Один месяц мы привыкали к армейской жизни и немного к технике. Но вот 30.11.39 г. начали войну с Финляндией. А 5.12 нас, молодых, необученных, направили туда на грозной технике. Неужели в такой стране и армии, как наша, не нашлось хорошо подготовленных танкистов? Мы же пушечное мясо.

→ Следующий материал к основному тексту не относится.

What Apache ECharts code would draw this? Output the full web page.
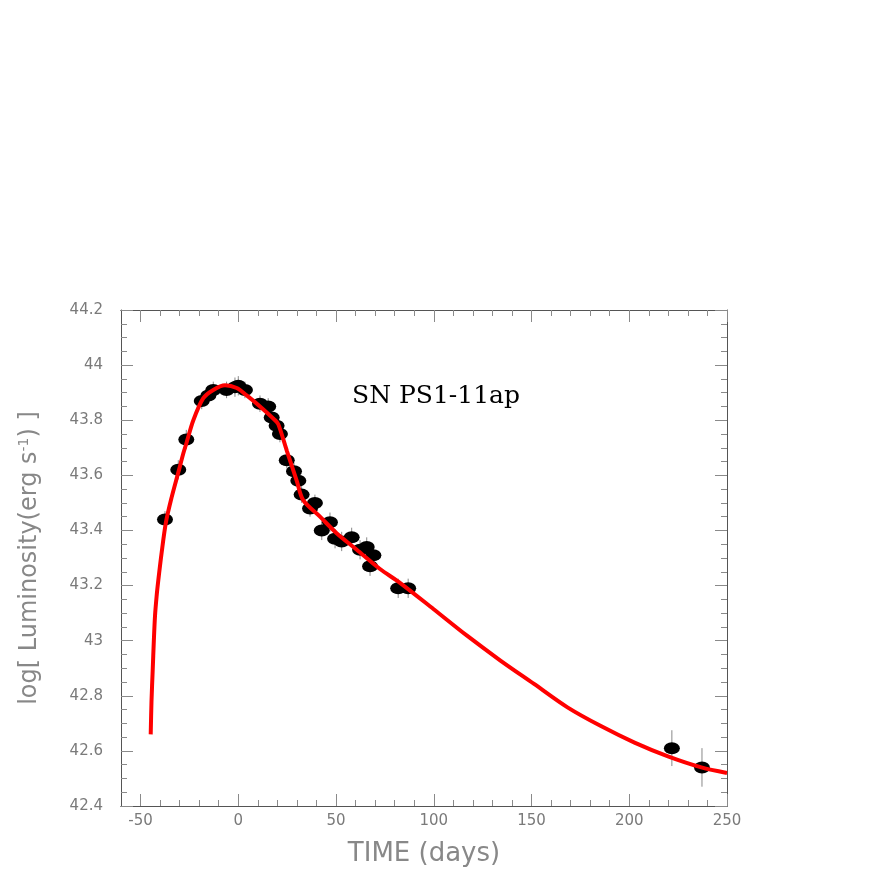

5.12 – всенародный праздник – день конституции. Но мы занимались стрельбой из пушки танка. Пришли поздно вечером. Хорошо и сытно поужинали, сосисок было вдоволь. Немного не дождавшись до отбоя, легли спать. Через 15—20 минут после отбоя слышим роковое: «Подъём!». Зачисленных в экипаж стали выстраивать отдельно от всех. Мы думали, просто тревога. Но дневальный подходит и говорит: «Вас направляют в Финляндию». Нас направили в парк. Танки заправили всем необходимым. Мы все получили обмундирование. Я надел рубашку второй категории, а новую оставил на койке: «Может, кому—то лучше пригодится». Написанные два дня назад письма родителям дописал: «Писать больше не буду», – и отправил. Сложил вещи в мешок и написал адрес. Сделав всё необходимое, распростившись с товарищами, мы пошли к танкам. Приказано на диски надевать тренчики. Командир экипажа Байков, впоследствии убитый, обращается ко мне: «Ну, как, Бывалов, выполнишь перед тобой поставленную задачу?». «Не знаю» – ответил я. Почему я так ответил? Я не должен был так отвечать. Мой ответ должен быть: «Так точно!». Приходит командование части. Поставили задачу на совершение марша на фронт. Командуют: «По машинам!». Колонны вытянулись солидные, впереди на эмке командир и комиссар части. Исходный пункт – г. Слуцк, конечный – в Финляндии.